Our guide around the bogs was Irene Sorenson, whose knowledge is exhaustive but who was feeling rather anxious about her tour because, after a hot dry summer, the season was out of sorts and her growers either seemed to have finished or not to have started their harvest. Colour, she explained, was a consideration but is not a simple indicator of ripeness. The side that gets the sun will be the deepest red and there are also maverick white berries in most bogs. 'We are trying to persuade the public that all cranberries do not have to be uniformly red.'

At Edgewood Bog we managed to watch two stages of the wet harvest under a perfect blue sky. Bogs had been flooded the night before and now one was being winnowed by an unlikely looking machine, nicknamed the egg beater, that trundles through the water and frees the cranberries. A man walked in front of the machine using a long pole to test the bottom for pot holes. 'Well, it is easier to rescue him than the machine,' joked Irene.

The next bog had already been given the egg-whisk treatment and had become a paddling pool filled with berries and burly men wearing extra-long waders. Using floating booms and rakes, the men swept the cranberries together and then hauled them to the side of the lake. From inside this brilliant red enclosure the fruit was raked on to a conveyor belt which separates out some of the debris and drops the cranberries into the back of a waiting lorry. Dramatic though it is to see, the water harvest is not the way to produce top-quality cranberries that will be sold as fresh fruit. The water can weaken the berry's waxy coating and means that it will not keep as well. A carefully harvested berry will keep for months in cool conditions, but the water-gathered ones are immediately trucked to the packing stations, where most of the crop is frozen for later use in Ocean Spray's enormously successful products.

We tracked down Dot and Jack Angley dry-harvesting one of their bogs. The Angleys seem to be everyone's favourite cranberry growers. She is a one-woman supreme court at any cranberry cooking competition and he is a jazz lover whose family ('Not me, I've got other ideas about having fun') has recently traced their antecedents back to seven of the original Mayflower colonists. Jack was busily combing the berries off the bush by pushing a machine that looks something like a leaf sweeper.

Dry-harvesting has to wait until the dew has evaporated, and the Angleys tend to pick in the afternoons, helped by high-school pupils. Sometimes the dry-harvesters arrange for an expensive helicopter lift when truck access is not easy, as they had done on this particular afternoon.

As the dry-harvested fruit keeps better it is often stored overnight then fed into the filters that clean and sort it by size. But size is not the most important criterion – the bounce test is more relevant. Cranberries contain hollow air pockets and when they are harvested in perfect condition they have quite a bit of bounce to the ounce. A vertical caterpillar track tests this by dropping them a few inches so that the sound ones ping out on to a conveyor belt. From this track they move into a complicated junction where they are individually inspected by a roomful of friendly women who convene every season. Further inspection under ultraviolet light eliminates those with the slightest shadow of damage. The combination of careful scrutiny and the cranberries' innate keeping quality means that the bagged, chilled fruit will keep for months.
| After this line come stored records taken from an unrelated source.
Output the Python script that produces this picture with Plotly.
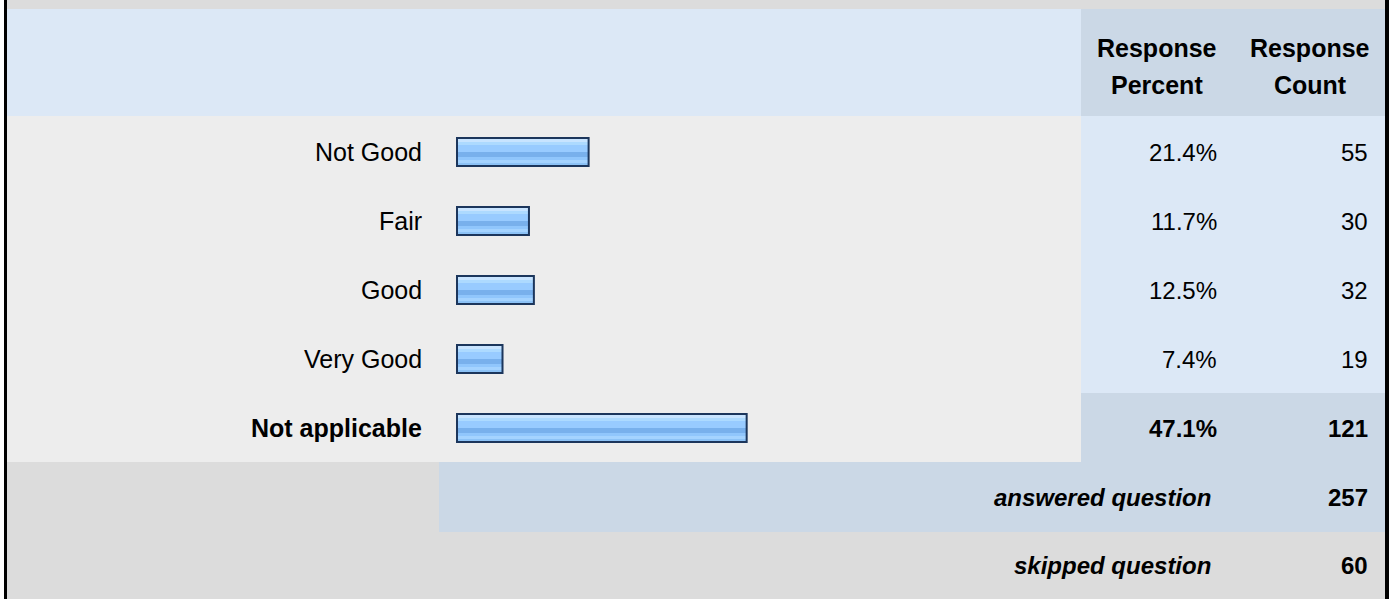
import plotly.graph_objects as go

# ---- data ----
categories = ["Not Good", "Fair", "Good", "Very Good", "Not applicable"]
percents = [21.4, 11.7, 12.5, 7.4, 47.1]
counts = [55, 30, 32, 19, 121]
answered = 257
skipped = 60
header_percent = ["Response", "Percent"]
header_count = ["Response", "Count"]

# ---- page geometry (pixels) ----
W, H = 1393, 599
ROW = 69            # pixels per category row
ROW0 = 152          # pixel centre of the first row
X0_PX = 457         # pixel of 0 %
PX_PER_PCT = 6.15   # pixels per percent

FONT = "Liberation Sans, Arial, sans-serif"
C_GRAY = "#dcdcdc"
C_LIGHT = "#dce8f6"
C_MID = "#cbd8e6"
C_BG = "#ededed"


def px(x):
    return x / W


def py(y):
    return 1 - y / H


fig = go.Figure()

# glossy bar: base fill + horizontal stripes + dark outline
half = 14
stripes = [
    (-13, -10, "#c8e4ff"),
    (-10, -7, "#addaff"),
    (-7, 0, "#98cbff"),
    (0, 5, "#78b0ec"),
    (5, 8, "#90c6fc"),
    (8, 11, "#a4d3ff"),
    (11, 13, "#8cc2f6"),
]
fig.add_trace(go.Bar(
    x=percents, y=categories, orientation="h",
    offset=-half / ROW, width=2 * half / ROW,
    marker=dict(color="#98cbff", line=dict(width=0)),
    hoverinfo="skip", showlegend=False,
))
for a, b, col in stripes:
    fig.add_trace(go.Bar(
        x=percents, y=categories, orientation="h",
        offset=a / ROW, width=(b - a) / ROW,
        marker=dict(color=col, line=dict(width=0)),
        hoverinfo="skip", showlegend=False,
    ))
fig.add_trace(go.Bar(
    x=percents, y=categories, orientation="h",
    offset=-half / ROW, width=2 * half / ROW,
    marker=dict(color="rgba(0,0,0,0)", line=dict(color="#1c365c", width=2)),
    hoverinfo="skip", showlegend=False,
))

# ---- background panels ----
shapes = []


def rect(x0, y0, x1, y1, color):
    shapes.append(dict(type="rect", xref="paper", yref="paper",
                       x0=px(x0), x1=px(x1), y0=py(y1), y1=py(y0),
                       fillcolor=color, line=dict(width=0), layer="below"))


rect(7, 0, 1385, 9, C_GRAY)
rect(7, 9, 1081, 116, C_LIGHT)
rect(1081, 9, 1385, 116, C_MID)
rect(7, 116, 1081, 462, C_BG)
rect(1081, 116, 1385, 393, C_LIGHT)
rect(1081, 393, 1385, 462, C_MID)
rect(7, 462, 439, 532, C_GRAY)
rect(439, 462, 1385, 532, C_MID)
rect(7, 532, 1385, 599, C_GRAY)
rect(4, 0, 7, 599, "#000000")
rect(1385, 0, 1389, 599, "#000000")

# ---- text ----
ann = []
last = len(categories) - 1


def text(x, y, s, anchor, yref="paper", size=25, bold=False, italic=False):
    if bold:
        s = f"<b>{s}</b>"
    if italic:
        s = f"<i>{s}</i>"
    ann.append(dict(x=px(x), xref="paper", y=y, yref=yref, text=s,
                    xanchor=anchor, yanchor="middle", showarrow=False,
                    font=dict(family=FONT, size=size, color="#000000")))


for i, (cat, p, c) in enumerate(zip(categories, percents, counts)):
    strong = i == last
    text(424, cat, cat, "right", yref="y", bold=strong)
    text(1219, cat, f"{p:.1f}%", "right", yref="y", size=24, bold=strong)
    text(1370, cat, f"{c}", "right", yref="y", size=24, bold=strong)

text(1157, py(48), header_percent[0], "center", bold=True)
text(1157, py(85), header_percent[1], "center", bold=True)
text(1310, py(48), header_count[0], "center", bold=True)
text(1310, py(85), header_count[1], "center", bold=True)

text(1213, py(497), "answered question", "right", size=24, bold=True, italic=True)
text(1370, py(497), f"{answered}", "right", size=24, bold=True)
text(1213, py(565), "skipped question", "right", size=24, bold=True, italic=True)
text(1370, py(565), f"{skipped}", "right", size=24, bold=True)

x_lo = (0 - X0_PX) / PX_PER_PCT
x_hi = (W - X0_PX) / PX_PER_PCT
y_top = (0 - ROW0) / ROW
y_bot = (H - ROW0) / ROW

fig.update_layout(
    width=W, height=H,
    margin=dict(l=0, r=0, t=0, b=0),
    paper_bgcolor="#ffffff", plot_bgcolor="rgba(0,0,0,0)",
    barmode="overlay",
    shapes=shapes, annotations=ann,
    xaxis=dict(range=[x_lo, x_hi], domain=[0, 1], visible=False, fixedrange=True),
    yaxis=dict(type="category", categoryorder="array", categoryarray=categories,
               range=[y_bot, y_top], domain=[0, 1], visible=False, fixedrange=True),
)

fig.write_html("out.html", config={"displayModeBar": False})
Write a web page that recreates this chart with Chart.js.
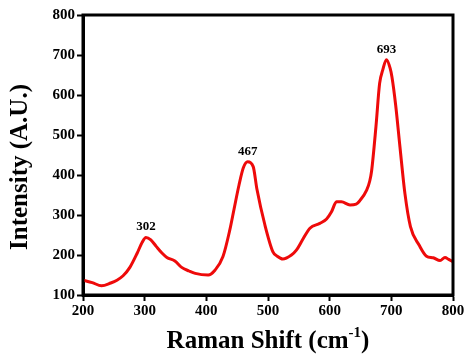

So where else to go after such a glut of cranberries than to the annual Massachusetts Cranberry Festival? It is held at Carver, complete with a person disguised as a cranberry directing the cars, a cranberry bouncing competition and a fierce contest for the best cranberry pie (in single- or double-crust categories).

Dot was there, and Jack and many other folk from Ocean Spray, and there was a country-and-western band plus cranberry honey, soap and wine. It made an impression on me, and now at least I know that when someone says the name Massachusetts, the first thing that springs to mind will no longer be the Bee Gees' hit single.